-- Begin --

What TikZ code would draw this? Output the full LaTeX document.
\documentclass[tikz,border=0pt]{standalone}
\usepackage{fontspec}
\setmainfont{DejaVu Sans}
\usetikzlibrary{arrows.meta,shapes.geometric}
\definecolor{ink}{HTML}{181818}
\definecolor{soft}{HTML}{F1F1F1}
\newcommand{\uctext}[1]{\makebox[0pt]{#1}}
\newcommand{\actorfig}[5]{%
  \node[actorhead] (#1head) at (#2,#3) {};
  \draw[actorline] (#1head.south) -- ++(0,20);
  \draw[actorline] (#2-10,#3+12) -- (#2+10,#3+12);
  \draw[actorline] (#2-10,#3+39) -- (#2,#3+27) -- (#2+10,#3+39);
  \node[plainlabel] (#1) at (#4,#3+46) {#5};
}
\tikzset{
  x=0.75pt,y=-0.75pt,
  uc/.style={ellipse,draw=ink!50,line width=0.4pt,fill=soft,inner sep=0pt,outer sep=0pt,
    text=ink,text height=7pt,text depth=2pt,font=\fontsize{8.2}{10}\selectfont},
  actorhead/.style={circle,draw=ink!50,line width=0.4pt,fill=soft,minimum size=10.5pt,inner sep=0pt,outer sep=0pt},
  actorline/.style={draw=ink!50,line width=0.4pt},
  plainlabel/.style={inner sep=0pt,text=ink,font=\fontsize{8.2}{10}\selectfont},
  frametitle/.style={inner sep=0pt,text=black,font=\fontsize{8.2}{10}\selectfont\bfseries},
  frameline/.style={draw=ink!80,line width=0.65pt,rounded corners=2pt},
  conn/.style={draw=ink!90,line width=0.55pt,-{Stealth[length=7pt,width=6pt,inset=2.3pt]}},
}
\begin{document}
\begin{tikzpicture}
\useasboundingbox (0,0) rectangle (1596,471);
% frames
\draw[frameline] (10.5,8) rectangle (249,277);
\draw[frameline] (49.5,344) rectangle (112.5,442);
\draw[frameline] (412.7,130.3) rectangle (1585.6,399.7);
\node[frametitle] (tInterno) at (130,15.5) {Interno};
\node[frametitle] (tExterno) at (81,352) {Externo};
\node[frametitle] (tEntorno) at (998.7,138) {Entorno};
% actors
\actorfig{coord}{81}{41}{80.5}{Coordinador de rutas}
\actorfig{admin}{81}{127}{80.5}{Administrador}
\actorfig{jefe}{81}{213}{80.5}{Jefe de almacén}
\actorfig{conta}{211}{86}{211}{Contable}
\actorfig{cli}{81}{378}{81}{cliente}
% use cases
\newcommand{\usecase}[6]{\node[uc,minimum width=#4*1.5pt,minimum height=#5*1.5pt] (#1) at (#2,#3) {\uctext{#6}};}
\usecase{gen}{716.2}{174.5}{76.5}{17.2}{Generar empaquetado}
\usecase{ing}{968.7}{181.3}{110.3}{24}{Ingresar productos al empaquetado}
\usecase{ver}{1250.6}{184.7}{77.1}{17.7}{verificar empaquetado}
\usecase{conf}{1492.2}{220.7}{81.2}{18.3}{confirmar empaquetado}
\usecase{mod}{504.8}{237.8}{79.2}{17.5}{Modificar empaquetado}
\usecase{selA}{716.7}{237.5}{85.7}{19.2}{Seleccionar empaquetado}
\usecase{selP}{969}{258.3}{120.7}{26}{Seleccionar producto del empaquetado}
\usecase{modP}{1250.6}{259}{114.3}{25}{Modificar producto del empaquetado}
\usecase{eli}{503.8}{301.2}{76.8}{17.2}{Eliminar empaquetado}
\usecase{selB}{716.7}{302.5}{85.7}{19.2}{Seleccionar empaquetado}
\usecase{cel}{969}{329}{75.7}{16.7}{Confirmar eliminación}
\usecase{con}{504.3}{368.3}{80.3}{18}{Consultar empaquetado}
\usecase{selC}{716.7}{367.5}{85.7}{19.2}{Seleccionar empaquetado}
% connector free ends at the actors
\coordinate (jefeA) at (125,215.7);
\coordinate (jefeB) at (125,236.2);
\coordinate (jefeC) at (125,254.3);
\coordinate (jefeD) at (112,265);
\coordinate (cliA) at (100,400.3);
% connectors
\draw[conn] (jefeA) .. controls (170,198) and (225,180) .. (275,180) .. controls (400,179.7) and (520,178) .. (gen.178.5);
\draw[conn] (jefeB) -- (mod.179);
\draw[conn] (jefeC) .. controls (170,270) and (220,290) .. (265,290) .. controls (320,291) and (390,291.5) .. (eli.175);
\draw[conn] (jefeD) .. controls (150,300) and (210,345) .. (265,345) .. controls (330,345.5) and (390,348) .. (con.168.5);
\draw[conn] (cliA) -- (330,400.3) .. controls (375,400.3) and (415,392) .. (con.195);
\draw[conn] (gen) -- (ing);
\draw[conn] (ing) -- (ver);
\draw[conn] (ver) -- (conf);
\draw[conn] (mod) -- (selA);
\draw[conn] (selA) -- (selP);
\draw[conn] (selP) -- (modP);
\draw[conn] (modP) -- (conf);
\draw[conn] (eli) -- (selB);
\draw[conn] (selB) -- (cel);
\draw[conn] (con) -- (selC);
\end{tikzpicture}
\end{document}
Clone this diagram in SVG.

-- End --

Search the lines for the string "this" and copy every line that has it.

What TikZ code would draw this? Output the full LaTeX document.
Clone this diagram in SVG.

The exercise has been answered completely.